Dealing with classroom distractions

Dealing with classroom distractions

From donkeys outside the classroom to students with cellphones, teacher across the world deal with classroom distraction every day. This World Teachers Day, we took at look at what Ethiopian educators face.

In open air Ethiopian classrooms – built without windows, doors or even four walls – the weather presents many challenges.

When the wind blows, the dust flies into your eyes. When it rains, the roof echoes so loudly you can’t hear the teacher speak. When it’s windy and rainy, one of the few notepads you own is going to get wet.

On a calm day, it should be the perfect day to teach.

Tsige Mekonnen, a science teacher, stands on the grounds of Adishumhafti School.
Tsige Mekonnen, a science teacher at Adishumhafti School.

Not so, says Tsige Mekonnen, a science teacher at Adishumhafti School.

“There is a lot of distraction. The door and windows do not have any cover, so students are distracted by anything passing by.”

To understand quite how serious this is; imagine a world without cars and fences. That is rural Ethiopia. It is nothing like the neighbourhoods of North America.

Huts are dotted sporadically around the land and there are no fences along property lines. Animals are not kept fenced in paddocks and the school is not fenced off from the community it serves.

People and their animals travel – sometimes great distances – by foot and they take the most direct route nature allows. Whether transporting goods or herding livestock, passerby’s are all-too-common a distraction outside classrooms in Ethiopia.

It’s just one of the many distractions teachers deal with, and it’s one we are helping them resolve.

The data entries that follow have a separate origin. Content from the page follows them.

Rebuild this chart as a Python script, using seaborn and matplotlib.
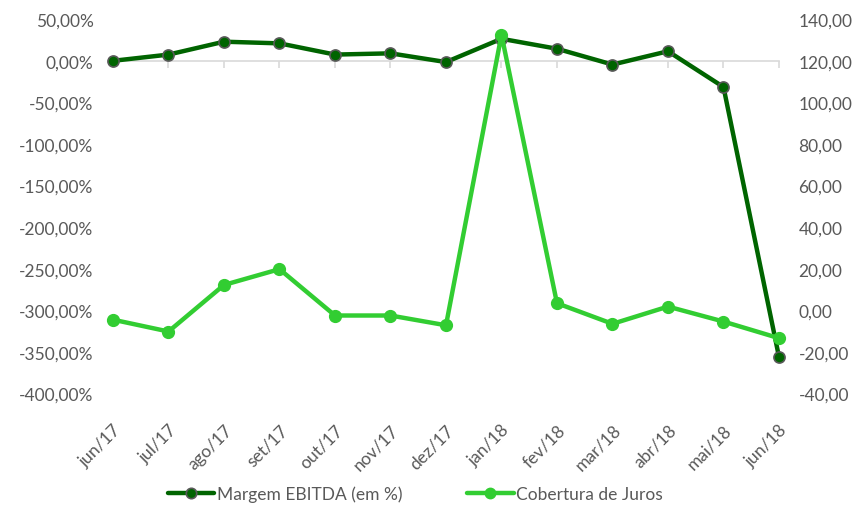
import matplotlib
matplotlib.use("Agg")
import matplotlib.pyplot as plt
import seaborn as sns
import pandas as pd
import numpy as np
from matplotlib.lines import Line2D

meses = ["jun/17", "jul/17", "ago/17", "set/17", "out/17", "nov/17", "dez/17",
         "jan/18", "fev/18", "mar/18", "abr/18", "mai/18", "jun/18"]
margem_ebitda = [0.0, 7.5, 23.0, 21.0, 7.5, 9.0, -1.5, 26.5, 14.5, -4.5, 11.5, -31.5, -356.0]
cobertura_juros = [-4.5, -10.2, 12.2, 19.8, -2.5, -2.5, -7.2, 132.5, 3.4, -6.5, 1.8, -5.4, -13.4]
left_ticks = [-400, -350, -300, -250, -200, -150, -100, -50, 0, 50]
right_ticks = [-40, -20, 0, 20, 40, 60, 80, 100, 120, 140]

sns.set_theme(style="white")
plt.rcParams['font.family'] = ['Lato', 'DejaVu Sans']

dark = "#006400"
light = "#32CD32"
gray_txt = "#595959"

df = pd.DataFrame({"x": np.arange(len(meses)), "mes": meses,
                   "margem": margem_ebitda, "cob": cobertura_juros})

fig = plt.figure(figsize=(8.58, 5.06), dpi=100)
ax = fig.add_axes([0.1317, 0.2204, 0.9079 - 0.1317, 0.96 - 0.2204])
ax2 = ax.twinx()

sns.lineplot(data=df, x="x", y="margem", ax=ax, color=dark, linewidth=3.2,
             marker="o", markersize=8, markerfacecolor=dark,
             markeredgecolor="#595959", markeredgewidth=1.2, sort=False)
sns.lineplot(data=df, x="x", y="cob", ax=ax2, color=light, linewidth=3.2,
             marker="o", markersize=8.5, markerfacecolor=light,
             markeredgecolor=light, markeredgewidth=1, sort=False)
for a in (ax, ax2):
    for ln in a.get_lines():
        ln.set_clip_on(False)

ax.set_xlim(0, len(meses) - 1)
ax.set_ylim(-400, 50)
ax2.set_ylim(-40, 140)
ax.set_yticks(left_ticks)
ax.set_yticklabels([f"{v:.2f}".replace(".", ",") + "%" for v in left_ticks])
ax2.set_yticks(right_ticks)
ax2.set_yticklabels([f"{v:.2f}".replace(".", ",") for v in right_ticks])

for a in (ax, ax2):
    a.set_xlabel("")
    a.set_ylabel("")
    for s in ["top", "left", "right"]:
        a.spines[s].set_visible(False)
    a.grid(False)
ax2.spines["bottom"].set_visible(False)

# category axis crossing at zero
ax.spines["bottom"].set_position(("data", 0))
ax.spines["bottom"].set_color("#d9d9d9")
ax.spines["bottom"].set_linewidth(1.2)
ax.spines["bottom"].set_zorder(0)
ax.set_xticks(df["x"])
ax.tick_params(axis="x", direction="out", length=5, width=1.2, color="#d9d9d9",
               labelbottom=False, bottom=True)
ax2.tick_params(axis="x", bottom=False, labelbottom=False)

sec = ax.secondary_xaxis("bottom")
sec.set_xticks(df["x"])
sec.set_xticklabels(meses, rotation=45, ha="right", rotation_mode="anchor",
                    fontsize=12.5, color=gray_txt)
sec.tick_params(length=0, pad=20)
sec.spines["bottom"].set_visible(False)

ax.tick_params(axis="y", length=0, labelsize=12.5, labelcolor=gray_txt, pad=14)
ax2.tick_params(axis="y", length=0, labelsize=12.5, labelcolor=gray_txt, pad=14)

handles = [
    Line2D([], [], color=dark, linewidth=3.2, marker="o", markersize=7.5,
           markerfacecolor=dark, markeredgecolor="#595959", markeredgewidth=1.2),
    Line2D([], [], color=light, linewidth=3.2, marker="o", markersize=7.5,
           markerfacecolor=light, markeredgecolor=light),
]
fig.legend(handles, ["Margem EBITDA (em %)", "Cobertura de Juros"],
           loc="center", bbox_to_anchor=(0.484, 0.022), ncol=2, frameon=False,
           fontsize=12.5, labelcolor=gray_txt, handlelength=2.7,
           handletextpad=0.15, columnspacing=3.7)

fig.savefig("out.png", dpi=100)
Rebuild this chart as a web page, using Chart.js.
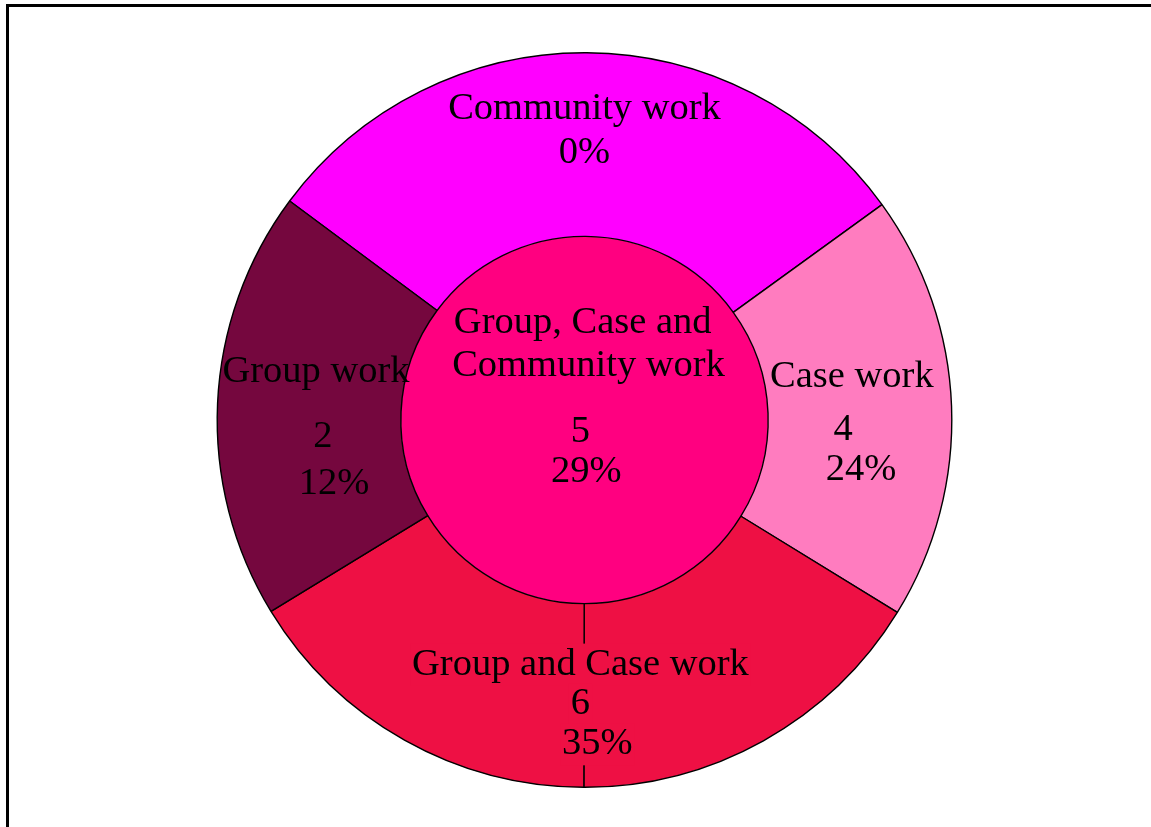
<!DOCTYPE html>
<html>
<head>
<meta charset="utf-8">
<title>Social work methods</title>
<script src="https://cdn.jsdelivr.net/npm/chart.js@4.4.0/dist/chart.umd.min.js"></script>
<style>
  html, body { margin: 0; padding: 0; background: #ffffff; }
  #wrap { position: relative; width: 1151px; height: 827px; overflow: hidden; }
  #frame {
    position: absolute; left: 6px; top: 4px; right: -10px; bottom: -10px;
    border-top: 3px solid #000; border-left: 3px solid #000;
    pointer-events: none;
  }
  canvas { position: absolute; left: 0; top: 0; }
</style>
</head>
<body>
<div id="wrap">
  <canvas id="methodsChart"></canvas>
  <div id="frame"></div>
</div>
<script>
// 사례 수 (ring slices first, centre circle last)
const categories = ['Community work', 'Case work', 'Group and Case work', 'Group work', 'Group, Case and Community work'];
const counts = [0, 4, 6, 2, 5];
const percents = [0, 24, 35, 12, 29];

// angular size of each outer slice, in degrees, clockwise from the top-left edge
const ringDegrees = [107.5, 67.5, 117, 68];

const ringColors = ['#ff00ff', '#ff7cbf', '#ee1044', '#75073e'];
const centreColor = '#ff0080';

// the bottom slice is drawn as two halves so its middle divider shows
var ringData = [ringDegrees[0], ringDegrees[1], ringDegrees[2] / 2, ringDegrees[2] / 2, ringDegrees[3]];
var ringFill = [ringColors[0], ringColors[1], ringColors[2], ringColors[2], ringColors[3]];

// label lines: text, x and y as fractions of the outer radius from the centre
var labelLines = [
  [categories[0], 0.0, -0.848, null],
  [percents[0] + '%', 0.0, -0.726, null],
  [categories[3], -0.731, -0.130, null],
  [String(counts[3]), -0.712, 0.046, null],
  [percents[3] + '%', -0.682, 0.174, null],
  [categories[1], 0.728, -0.117, null],
  [String(counts[1]), 0.704, 0.027, null],
  [percents[1] + '%', 0.753, 0.136, null],
  ['Group, Case and', -0.005, -0.264, null],
  ['Community work', 0.011, -0.147, null],
  [String(counts[4]), -0.011, 0.033, null],
  [percents[4] + '%', 0.005, 0.141, null],
  [categories[2], -0.011, 0.666, ringColors[2]],
  [String(counts[2]), -0.011, 0.774, ringColors[2]],
  [percents[2] + '%', 0.035, 0.883, ringColors[2]]
];

var labelPlugin = {
  id: 'sliceText',
  afterDatasetsDraw: function(chart) {
    var arc = chart.getDatasetMeta(0).data[0];
    if (!arc) return;
    var cx = arc.x, cy = arc.y, r = arc.outerRadius;
    var ctx = chart.ctx;
    ctx.save();
    ctx.font = '38.5px "Liberation Serif", "Times New Roman", serif';
    ctx.textAlign = 'center';
    ctx.textBaseline = 'middle';
    labelLines.forEach(function(l) {
      var x = cx + l[1] * r, y = cy + l[2] * r;
      if (l[3]) {
        // 구분선이 글자 뒤로 지나가지 않게 배경을 덮음
        var w = ctx.measureText(l[0]).width;
        ctx.fillStyle = l[3];
        ctx.fillRect(x - w / 2 - 2, y - 21, w + 4, 42);
      }
      ctx.fillStyle = '#000000';
      ctx.fillText(l[0], x, y);
    });
    ctx.restore();
  }
};

var canvas = document.getElementById('methodsChart');
canvas.width = 1151;
canvas.height = 827;

new Chart(canvas.getContext('2d'), {
  type: 'pie',
  data: {
    labels: [categories[0], categories[1], categories[2], categories[2], categories[3]],
    datasets: [{
      data: ringData,
      backgroundColor: ringFill,
      borderColor: '#000000',
      borderWidth: 1.4,
      weight: 1
    }, {
      data: [counts[4]],
      backgroundColor: [centreColor],
      borderWidth: 0,
      weight: 1
    }]
  },
  options: {
    responsive: false,
    animation: false,
    events: [],
    rotation: -53.4,
    layout: { padding: { left: 216.5, right: 198.5, top: 52, bottom: 39 } },
    plugins: {
      legend: { display: false },
      tooltip: { enabled: false }
    }
  },
  plugins: [labelPlugin]
});
</script>
</body>
</html>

Where the need is greatest, we construct new classrooms. Across all our supported districts, we also invest in teachers.

We give teachers – who, at teachers’ college learn the curriculum but not much else – the tools to properly engage their students. That means involving students in group activities and pupil-led presentations. It means developing science experiments using locally available material, and teaching reading and writing through fun activities, like drama and storytelling.

“I used to use teacher-centered approach,” say Tsige. “Thanks to imagine1day’s training, now I have shifted to a student-centered approach. I was doing all the talk, but now their confidence has developed as they are given the opportunity to speak.”

For Tsige, and the other 6000 teachers we have trained, it means they can create a classroom interested in learning, not passing donkeys.